The Ando–Hiai paradigm is tightly interwoven with operator monotonicity. The converse established by Ando and Hiai is that if $f(A_+ B) \ge f(A \sigma B)$ for a symmetric mean $\sigma \neq A_+$ (or $f(A_- B) \le f(A \sigma B)$ for $\sigma \neq A_-$), then $f$ must be operator monotone (Dinh et al., 2018). This criterion is reinforced by geometric mean analogues, self-adjoint means, and chain inequalities involving Heron and Heinz means. Variants extend this approach to trace inequalities, log-majorizations, and norm inequalities, with further generalizations to Golden–Thompson type bounds (Carlen et al., 2022, Hiai, 2015).

• Yamazaki, "An integral representation of operator means via the power means and an application to the Ando–Hiai inequality" (Yamazaki, 2018)
• Hiai, Seo, Wada, "Ando–Hiai type inequalities for operator means and operator perspectives" (Hiai et al., 2019)
• Moradi, Furuichi, Sababheh, "Operator Spectral Geometric Versus Geometric Mean" (Moradi et al., 2021)
• Seo, Wada, Yamazaki, "On the Ando–Hiai property for spectral geometric means" (Seo et al., 28 Dec 2025)
• Kian, Moslehian, "Power means of probability measures and Ando–Hiai inequality" (Kian et al., 2018)
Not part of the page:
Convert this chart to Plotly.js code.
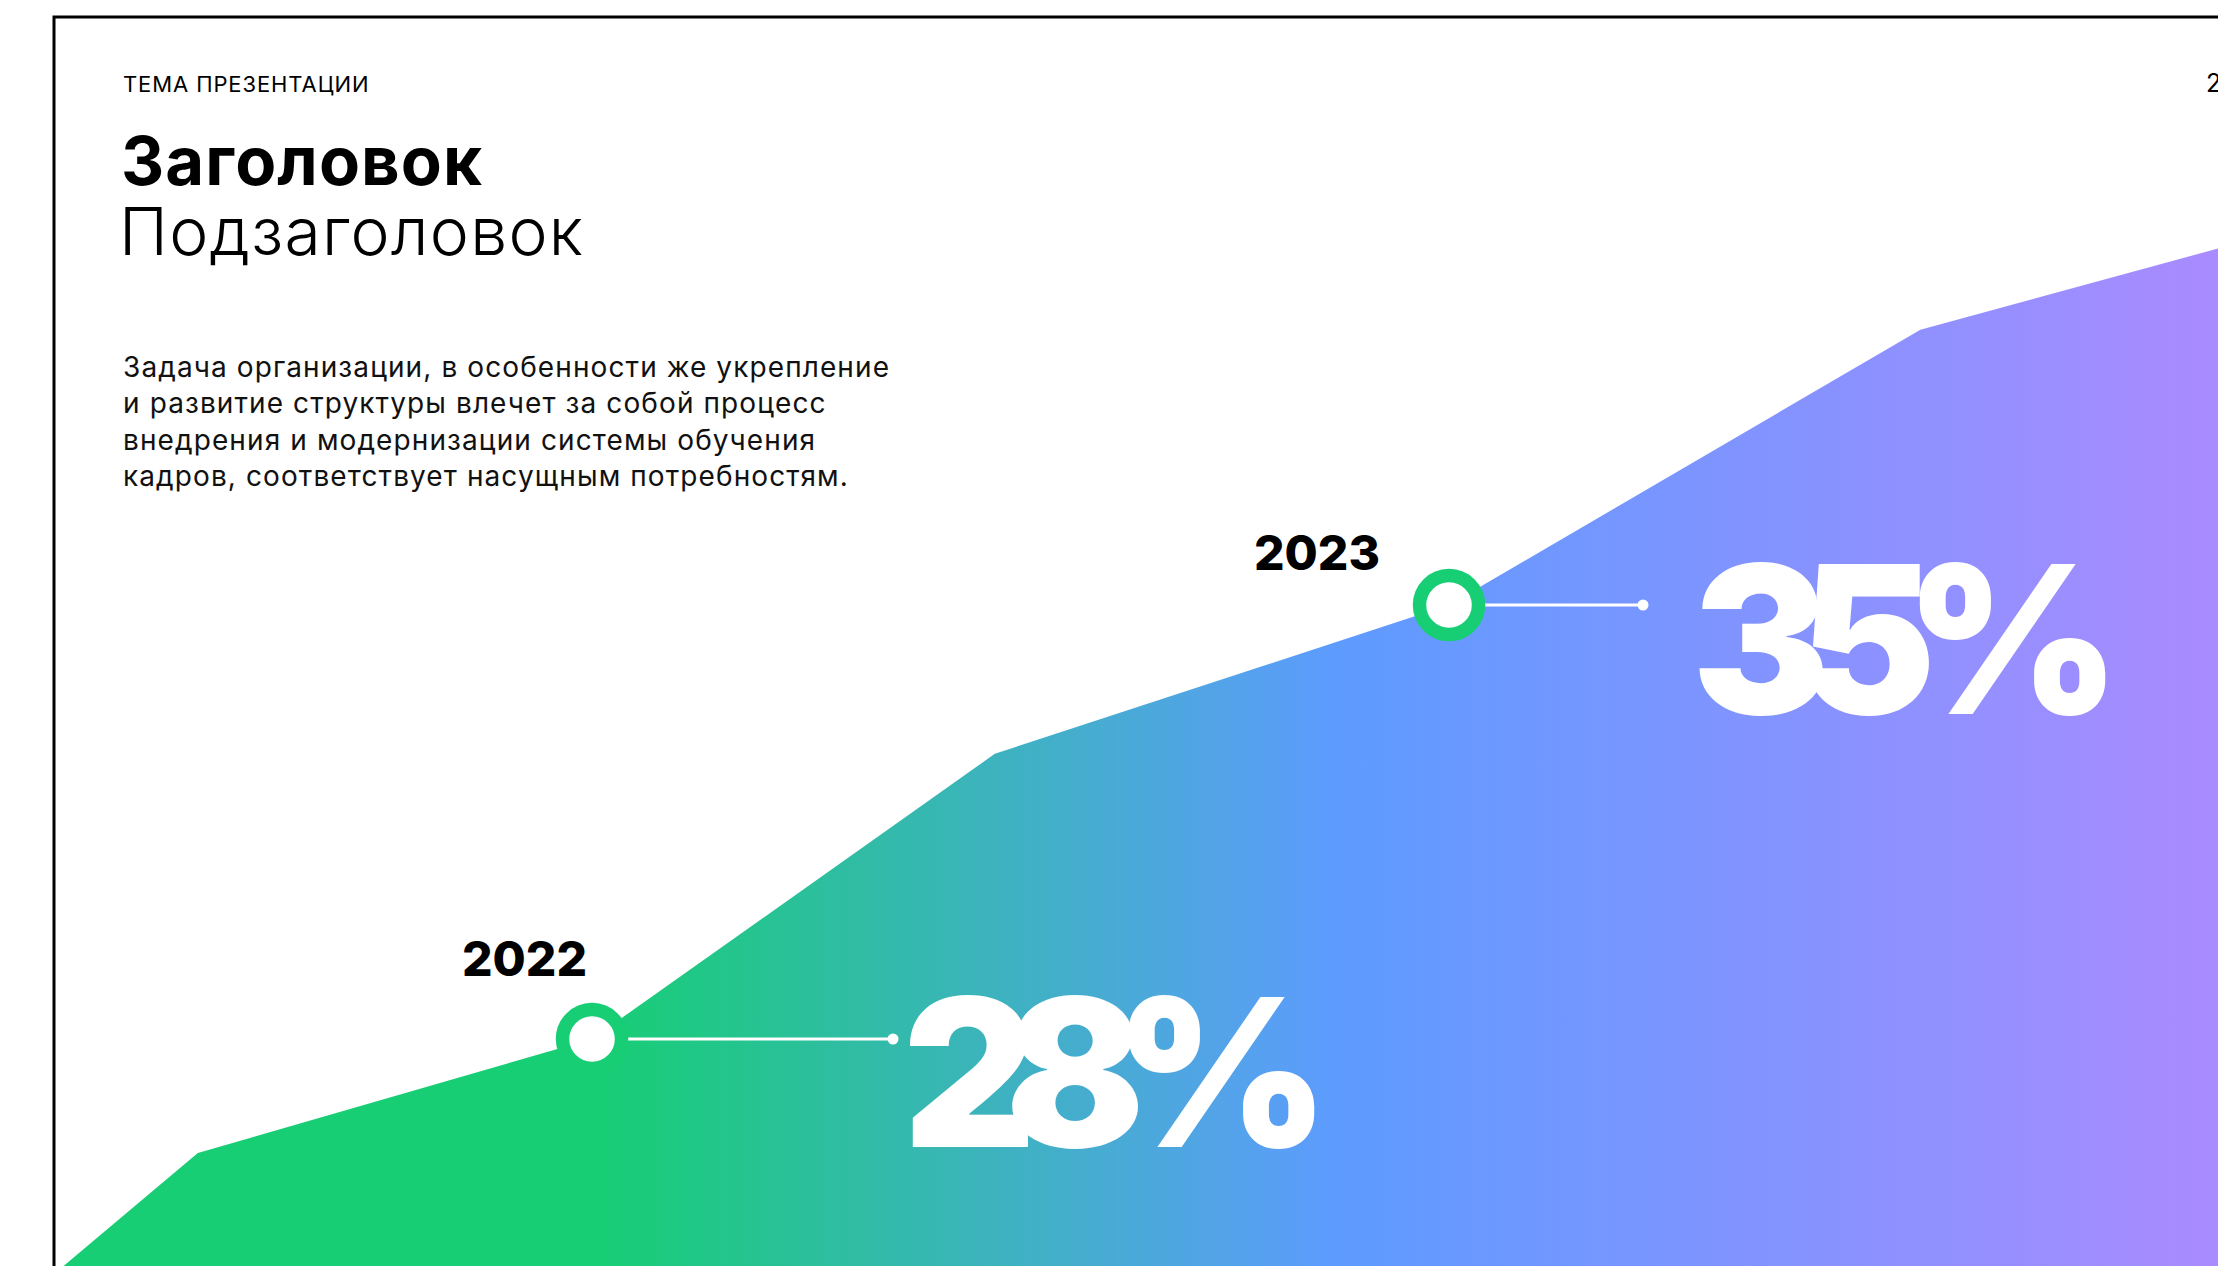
<!DOCTYPE html>
<html lang="ru">
<head>
<meta charset="utf-8">
<script src="https://cdn.plot.ly/plotly-3.0.1.min.js"></script>
<style>
  html, body { margin: 0; padding: 0; background: #ffffff; overflow: hidden; }
  #chart { width: 2218px; height: 1266px; }
  text.annotation-text[style*="font-size: 206px"] { letter-spacing: -31px; }
  text.annotation-text[style*="font-size: 28px"] { letter-spacing: 1.1px; }
  text.annotation-text[style*="font-size: 67px"] { letter-spacing: 1.1px; }
  text.annotation-text[style*="font-size: 66px"] { letter-spacing: 1.3px; }
  text.annotation-text[style*="font-size: 22px"] { letter-spacing: 0.9px; }
</style>
</head>
<body>
<div id="chart"></div>
<script>
// ---- Data ----
const areaYears  = [2021.38, 2021.54, 2022, 2022.47, 2023, 2023.55, 2023.9];
const areaValues = [24.3, 26.16, 28, 32.6, 35, 39.44, 40.76];

const milestoneYears  = [2022, 2023];
const milestoneValues = [28, 35];
const milestoneLabels = ["2022", "2023"];

const topicText    = "ТЕМА ПРЕЗЕНТАЦИИ";
const titleText    = "Заголовок";
const subtitleText = "Подзаголовок";
const bodyLines = [
  "Задача организации, в особенности же укрепление",
  "и развитие структуры влечет за собой процесс",
  "внедрения и модернизации системы обучения",
  "кадров, соответствует насущным потребностям."
];
const pageNumber = "2";

// ---- Layout / style ----
const W = 2218, H = 1266;
const FONT = "Inter, 'Noto Sans', sans-serif";
const GREEN = "#17CE74";
const xRange = [2021.3092, 2023.8973];
const yRange = [24.339, 44.758];
const pxPerYear = W / (xRange[1] - xRange[0]);
const connectorPx = [301, 194];       // connector length to the end dot
const bigLabelShift = [[309, -33], [241, -34]];
const yearLabelShift = [[-68, 81], [-132, 53]];

const traces = [];

// gradient area
traces.push({
  type: "scatter",
  x: areaYears,
  y: areaValues,
  mode: "lines",
  line: { width: 0 },
  fill: "tozeroy",
  fillgradient: {
    type: "horizontal",
    start: xRange[0] + 600 / pxPerYear,
    stop: xRange[1],
    colorscale: [[0, GREEN], [0.457, "#5E9BFF"], [1, "#A98BFF"]]
  },
  hoverinfo: "skip"
});

// connectors
milestoneYears.forEach((yr, i) => {
  const xEnd = yr + connectorPx[i] / pxPerYear;
  traces.push({
    type: "scatter",
    x: [yr, xEnd],
    y: [milestoneValues[i], milestoneValues[i]],
    mode: "lines",
    line: { color: "#ffffff", width: 3 },
    hoverinfo: "skip"
  });
  traces.push({
    type: "scatter",
    x: [xEnd],
    y: [milestoneValues[i]],
    mode: "markers",
    marker: { color: "#ffffff", size: 11, line: { width: 0 } },
    hoverinfo: "skip"
  });
});

// milestone rings
traces.push({
  type: "scatter",
  x: milestoneYears,
  y: milestoneValues,
  mode: "markers",
  marker: { color: "#ffffff", size: 59, line: { color: GREEN, width: 13.5 } },
  hoverinfo: "skip"
});

const annotations = [];
const paperY = py => 1 - py / H;
const paperX = px => px / W;

annotations.push({ xref: "paper", yref: "paper", x: paperX(121), y: paperY(83.5),
  xanchor: "left", yanchor: "middle", align: "left", showarrow: false, text: topicText,
  font: { family: FONT, size: 22, color: "#000000", weight: 400 } });
annotations.push({ xref: "paper", yref: "paper", x: paperX(119), y: paperY(161),
  xanchor: "left", yanchor: "middle", align: "left", showarrow: false, text: titleText,
  font: { family: FONT, size: 67, color: "#000000", weight: 700 } });
annotations.push({ xref: "paper", yref: "paper", x: paperX(117), y: paperY(231.5),
  xanchor: "left", yanchor: "middle", align: "left", showarrow: false, text: subtitleText,
  font: { family: FONT, size: 66, color: "#000000", weight: 300 } });
annotations.push({ xref: "paper", yref: "paper", x: paperX(121), y: paperY(421),
  xanchor: "left", yanchor: "middle", align: "left", showarrow: false,
  text: bodyLines.join("<br>"),
  font: { family: FONT, size: 28, color: "#111111", weight: 400 } });
annotations.push({ xref: "paper", yref: "paper", x: paperX(2204), y: paperY(83),
  xanchor: "left", yanchor: "middle", align: "left", showarrow: false, text: pageNumber,
  font: { family: FONT, size: 25, color: "#000000", weight: 400 } });

milestoneYears.forEach((yr, i) => {
  annotations.push({ x: yr, y: milestoneValues[i], xref: "x", yref: "y",
    xanchor: "center", yanchor: "middle", showarrow: false,
    xshift: yearLabelShift[i][0], yshift: yearLabelShift[i][1],
    text: milestoneLabels[i],
    font: { family: FONT, size: 48, color: "#000000", weight: 800 } });
  annotations.push({ x: yr, y: milestoneValues[i], xref: "x", yref: "y",
    xanchor: "left", yanchor: "middle", align: "left", showarrow: false,
    xshift: bigLabelShift[i][0], yshift: bigLabelShift[i][1],
    text: milestoneValues[i] + "%",
    font: { family: FONT, size: 206, color: "#ffffff", weight: 900 } });
});

const layout = {
  width: W, height: H,
  margin: { l: 0, r: 0, t: 0, b: 0, pad: 0 },
  paper_bgcolor: "#ffffff",
  plot_bgcolor: "#ffffff",
  showlegend: false,
  xaxis: { range: xRange, visible: false, fixedrange: true },
  yaxis: { range: yRange, visible: false, fixedrange: true },
  shapes: [{
    type: "rect", xref: "paper", yref: "paper",
    x0: paperX(54), x1: 1.05, y0: -0.05, y1: paperY(17),
    line: { color: "#000000", width: 3 }, fillcolor: "rgba(0,0,0,0)", layer: "above"
  }],
  annotations: annotations
};

Plotly.newPlot("chart", traces, layout, { staticPlot: true, displayModeBar: false });
</script>
</body>
</html>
The Ando–Hiai type inequality constitutes a cornerstone for quantitative matrix analysis, operator means, and quantum information theory, providing both a deep conceptual understanding and practical methods for extending operator monotonicity, norm bounds, and entropy inequalities.